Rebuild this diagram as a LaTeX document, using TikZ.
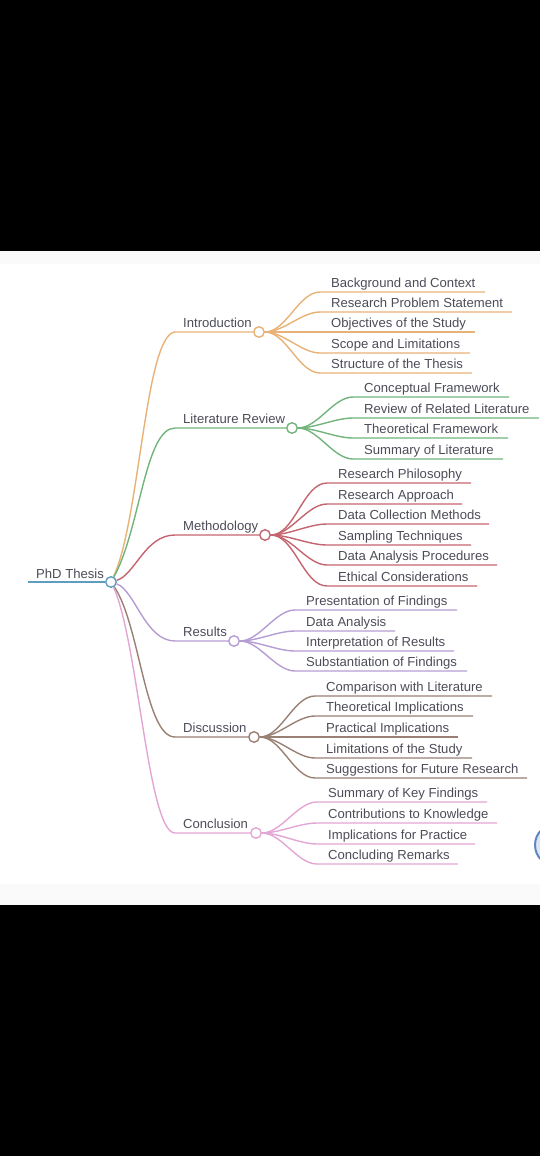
\documentclass[tikz,border=0pt]{standalone}
\usepackage{fontspec}
\setmainfont{Liberation Sans}
\definecolor{inkgray}{HTML}{4C4C58}
\definecolor{rootblue}{HTML}{5E9CC0}
\definecolor{introorange}{HTML}{E8B276}
\definecolor{litgreen}{HTML}{72B47C}
\definecolor{methred}{HTML}{C4646E}
\definecolor{respurple}{HTML}{B59CD2}
\definecolor{discbrown}{HTML}{9A8074}
\definecolor{concpink}{HTML}{E3A6D4}
\definecolor{sealblue}{HTML}{5F86C0}
\definecolor{sealfill}{HTML}{DCE5F3}
\definecolor{pageedge}{HTML}{FAFAFA}
\tikzset{
    topic/.style={anchor=south west,inner xsep=8pt,inner ysep=0pt,text height=9.5pt,text depth=4pt,font=\fontsize{13.1}{15}\selectfont,text=inkgray},
    leaf/.style={anchor=south west,inner xsep=11pt,inner ysep=0pt,text height=9.5pt,text depth=4pt,font=\fontsize{13.1}{15}\selectfont,text=inkgray},
    hub/.style={circle,draw,fill=white,line width=1.4pt,minimum size=10.5pt,inner sep=0pt},
    wire/.style={line width=1.4pt}
}
\begin{document}
\begin{tikzpicture}[x=1pt,y=-1pt]
    \useasboundingbox (0,0) rectangle (540,1156);
    \fill[black] (0,0) rectangle (540,251);
    \fill[black] (0,905) rectangle (540,1156);
    \fill[pageedge] (0,251) rectangle (540,264);
    \fill[pageedge] (0,884) rectangle (540,905);
    \begin{scope}
        \clip (500,810) rectangle (540,880);
        \draw[sealblue,line width=2pt,fill=sealfill] (556,845) circle (21);
    \end{scope}

    % root and its branches
    \node[topic,text depth=3pt] (thesis) at (28,582) {PhD Thesis};
    \node[hub,draw=rootblue] (root) at (111,582) {};

    \node[topic] (introlabel) at (175,332) {Introduction};
    \node[topic] (litlabel) at (175,428) {Literature Review};
    \node[topic] (methlabel) at (175,535) {Methodology};
    \node[topic] (reslabel) at (175,641) {Results};
    \node[topic] (disclabel) at (175,737) {Discussion};
    \node[topic] (conclabel) at (175,833) {Conclusion};

    \node[hub,draw=introorange] (intro) at (259,332) {};
    \node[hub,draw=litgreen] (lit) at (292,428) {};
    \node[hub,draw=methred] (meth) at (265,535) {};
    \node[hub,draw=respurple] (res) at (234,641) {};
    \node[hub,draw=discbrown] (disc) at (254,737) {};
    \node[hub,draw=concpink] (conc) at (256,833) {};

    \draw[wire,rootblue] (thesis.south west) to (root);
    \draw[wire,introorange] (root) .. controls (140,520) and (145,335) .. (introlabel.south west) to (intro);
    \draw[wire,litgreen] (root) .. controls (140,530) and (145,428) .. (litlabel.south west) to (lit);
    \draw[wire,methred] (root) .. controls (135,575) and (145,535) .. (methlabel.south west) to (meth);
    \draw[wire,respurple] (root) .. controls (135,590) and (145,641) .. (reslabel.south west) to (res);
    \draw[wire,discbrown] (root) .. controls (140,625) and (145,737) .. (disclabel.south west) to (disc);
    \draw[wire,concpink] (root) .. controls (138,640) and (148,833) .. (conclabel.south west) to (conc);

    % Introduction
    \node[leaf] (bg) at (320,292) {Background and Context};
    \node[leaf] (problem) at (320,312) {Research Problem Statement};
    \node[leaf] (objectives) at (320,332) {Objectives of the Study};
    \node[leaf] (scope) at (320,353) {Scope and Limitations};
    \node[leaf] (structure) at (320,373) {Structure of the Thesis};
    \coordinate (bgend) at (485,292);
    \coordinate (problemend) at (512,312);
    \coordinate (objectivesend) at (475,332);
    \coordinate (scopeend) at (470,353);
    \coordinate (structureend) at (472,373);
    \draw[wire,introorange] (intro) to[out=0,in=180,looseness=0.8] (bg.south west) to (bgend);
    \draw[wire,introorange] (intro) to[out=0,in=180,looseness=0.8] (problem.south west) to (problemend);
    \draw[wire,introorange] (intro) to (objectives.south west) to (objectivesend);
    \draw[wire,introorange] (intro) to[out=0,in=180,looseness=0.8] (scope.south west) to (scopeend);
    \draw[wire,introorange] (intro) to[out=0,in=180,looseness=0.8] (structure.south west) to (structureend);

    % Literature Review
    \node[leaf] (conceptual) at (353,397) {Conceptual Framework};
    \node[leaf] (related) at (353,418) {Review of Related Literature};
    \node[leaf] (theoretical) at (353,438) {Theoretical Framework};
    \node[leaf] (litsummary) at (353,459) {Summary of Literature};
    \coordinate (conceptualend) at (509,397);
    \coordinate (relatedend) at (539,418);
    \coordinate (theoreticalend) at (508,438);
    \coordinate (litsummaryend) at (503,459);
    \draw[wire,litgreen] (lit) to[out=0,in=180,looseness=0.8] (conceptual.south west) to (conceptualend);
    \draw[wire,litgreen] (lit) to[out=0,in=180,looseness=0.8] (related.south west) to (relatedend);
    \draw[wire,litgreen] (lit) to[out=0,in=180,looseness=0.8] (theoretical.south west) to (theoreticalend);
    \draw[wire,litgreen] (lit) to[out=0,in=180,looseness=0.8] (litsummary.south west) to (litsummaryend);

    % Methodology
    \node[leaf] (philosophy) at (327,483) {Research Philosophy};
    \node[leaf] (approach) at (327,504) {Research Approach};
    \node[leaf] (collection) at (327,524) {Data Collection Methods};
    \node[leaf] (sampling) at (327,545) {Sampling Techniques};
    \node[leaf] (procedures) at (327,565) {Data Analysis Procedures};
    \node[leaf] (ethical) at (327,586) {Ethical Considerations};
    \coordinate (philosophyend) at (471,483);
    \coordinate (approachend) at (462,504);
    \coordinate (collectionend) at (489,524);
    \coordinate (samplingend) at (471,545);
    \coordinate (proceduresend) at (497,565);
    \coordinate (ethicalend) at (477,586);
    \draw[wire,methred] (meth) to[out=0,in=180,looseness=0.8] (philosophy.south west) to (philosophyend);
    \draw[wire,methred] (meth) to[out=0,in=180,looseness=0.8] (approach.south west) to (approachend);
    \draw[wire,methred] (meth) to[out=0,in=180,looseness=0.8] (collection.south west) to (collectionend);
    \draw[wire,methred] (meth) to[out=0,in=180,looseness=0.8] (sampling.south west) to (samplingend);
    \draw[wire,methred] (meth) to[out=0,in=180,looseness=0.8] (procedures.south west) to (proceduresend);
    \draw[wire,methred] (meth) to[out=0,in=180,looseness=0.8] (ethical.south west) to (ethicalend);

    % Results
    \node[leaf] (presentation) at (295,610) {Presentation of Findings};
    \node[leaf] (analysis) at (295,631) {Data Analysis};
    \node[leaf] (interpretation) at (295,651) {Interpretation of Results};
    \node[leaf] (substantiation) at (295,671) {Substantiation of Findings};
    \coordinate (presentationend) at (457,610);
    \coordinate (analysisend) at (395,631);
    \coordinate (interpretationend) at (454,651);
    \coordinate (substantiationend) at (467,671);
    \draw[wire,respurple] (res) to[out=0,in=180,looseness=0.8] (presentation.south west) to (presentationend);
    \draw[wire,respurple] (res) to[out=0,in=180,looseness=0.8] (analysis.south west) to (analysisend);
    \draw[wire,respurple] (res) to[out=0,in=180,looseness=0.8] (interpretation.south west) to (interpretationend);
    \draw[wire,respurple] (res) to[out=0,in=180,looseness=0.8] (substantiation.south west) to (substantiationend);

    % Discussion
    \node[leaf] (comparison) at (315,696) {Comparison with Literature};
    \node[leaf] (implications) at (315,716) {Theoretical Implications};
    \node[leaf] (practical) at (315,737) {Practical Implications};
    \node[leaf] (limitations) at (315,758) {Limitations of the Study};
    \node[leaf] (suggestions) at (315,778) {Suggestions for Future Research};
    \coordinate (comparisonend) at (492,696);
    \coordinate (implicationsend) at (473,716);
    \coordinate (practicalend) at (458,737);
    \coordinate (limitationsend) at (472,758);
    \coordinate (suggestionsend) at (527,778);
    \draw[wire,discbrown] (disc) to[out=0,in=180,looseness=0.8] (comparison.south west) to (comparisonend);
    \draw[wire,discbrown] (disc) to[out=0,in=180,looseness=0.8] (implications.south west) to (implicationsend);
    \draw[wire,discbrown] (disc) to (practical.south west) to (practicalend);
    \draw[wire,discbrown] (disc) to[out=0,in=180,looseness=0.8] (limitations.south west) to (limitationsend);
    \draw[wire,discbrown] (disc) to[out=0,in=180,looseness=0.8] (suggestions.south west) to (suggestionsend);

    % Conclusion
    \node[leaf] (keyfindings) at (317,802) {Summary of Key Findings};
    \node[leaf] (knowledge) at (317,823) {Contributions to Knowledge};
    \node[leaf] (practice) at (317,844) {Implications for Practice};
    \node[leaf] (remarks) at (317,864) {Concluding Remarks};
    \coordinate (keyfindingsend) at (487,802);
    \coordinate (knowledgeend) at (497,823);
    \coordinate (practiceend) at (475,844);
    \coordinate (remarksend) at (458,864);
    \draw[wire,concpink] (conc) to[out=0,in=180,looseness=0.8] (keyfindings.south west) to (keyfindingsend);
    \draw[wire,concpink] (conc) to[out=0,in=180,looseness=0.8] (knowledge.south west) to (knowledgeend);
    \draw[wire,concpink] (conc) to[out=0,in=180,looseness=0.8] (practice.south west) to (practiceend);
    \draw[wire,concpink] (conc) to[out=0,in=180,looseness=0.8] (remarks.south west) to (remarksend);
\end{tikzpicture}
\end{document}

### REQUIREMENTS
With all pictures left out, please transcribe exactly the lines from the start of the material through the line with "(conclabel) at (175,833)".

### ANSWER FOR THIS EXERCISE
Rebuild this diagram as a LaTeX document, using TikZ.
\documentclass[tikz,border=0pt]{standalone}
\usepackage{fontspec}
\setmainfont{Liberation Sans}
\definecolor{inkgray}{HTML}{4C4C58}
\definecolor{rootblue}{HTML}{5E9CC0}
\definecolor{introorange}{HTML}{E8B276}
\definecolor{litgreen}{HTML}{72B47C}
\definecolor{methred}{HTML}{C4646E}
\definecolor{respurple}{HTML}{B59CD2}
\definecolor{discbrown}{HTML}{9A8074}
\definecolor{concpink}{HTML}{E3A6D4}
\definecolor{sealblue}{HTML}{5F86C0}
\definecolor{sealfill}{HTML}{DCE5F3}
\definecolor{pageedge}{HTML}{FAFAFA}
\tikzset{
    topic/.style={anchor=south west,inner xsep=8pt,inner ysep=0pt,text height=9.5pt,text depth=4pt,font=\fontsize{13.1}{15}\selectfont,text=inkgray},
    leaf/.style={anchor=south west,inner xsep=11pt,inner ysep=0pt,text height=9.5pt,text depth=4pt,font=\fontsize{13.1}{15}\selectfont,text=inkgray},
    hub/.style={circle,draw,fill=white,line width=1.4pt,minimum size=10.5pt,inner sep=0pt},
    wire/.style={line width=1.4pt}
}
\begin{document}
\begin{tikzpicture}[x=1pt,y=-1pt]
    \useasboundingbox (0,0) rectangle (540,1156);
    \fill[black] (0,0) rectangle (540,251);
    \fill[black] (0,905) rectangle (540,1156);
    \fill[pageedge] (0,251) rectangle (540,264);
    \fill[pageedge] (0,884) rectangle (540,905);
    \begin{scope}
        \clip (500,810) rectangle (540,880);
        \draw[sealblue,line width=2pt,fill=sealfill] (556,845) circle (21);
    \end{scope}

    % root and its branches
    \node[topic,text depth=3pt] (thesis) at (28,582) {PhD Thesis};
    \node[hub,draw=rootblue] (root) at (111,582) {};

    \node[topic] (introlabel) at (175,332) {Introduction};
    \node[topic] (litlabel) at (175,428) {Literature Review};
    \node[topic] (methlabel) at (175,535) {Methodology};
    \node[topic] (reslabel) at (175,641) {Results};
    \node[topic] (disclabel) at (175,737) {Discussion};
    \node[topic] (conclabel) at (175,833) {Conclusion};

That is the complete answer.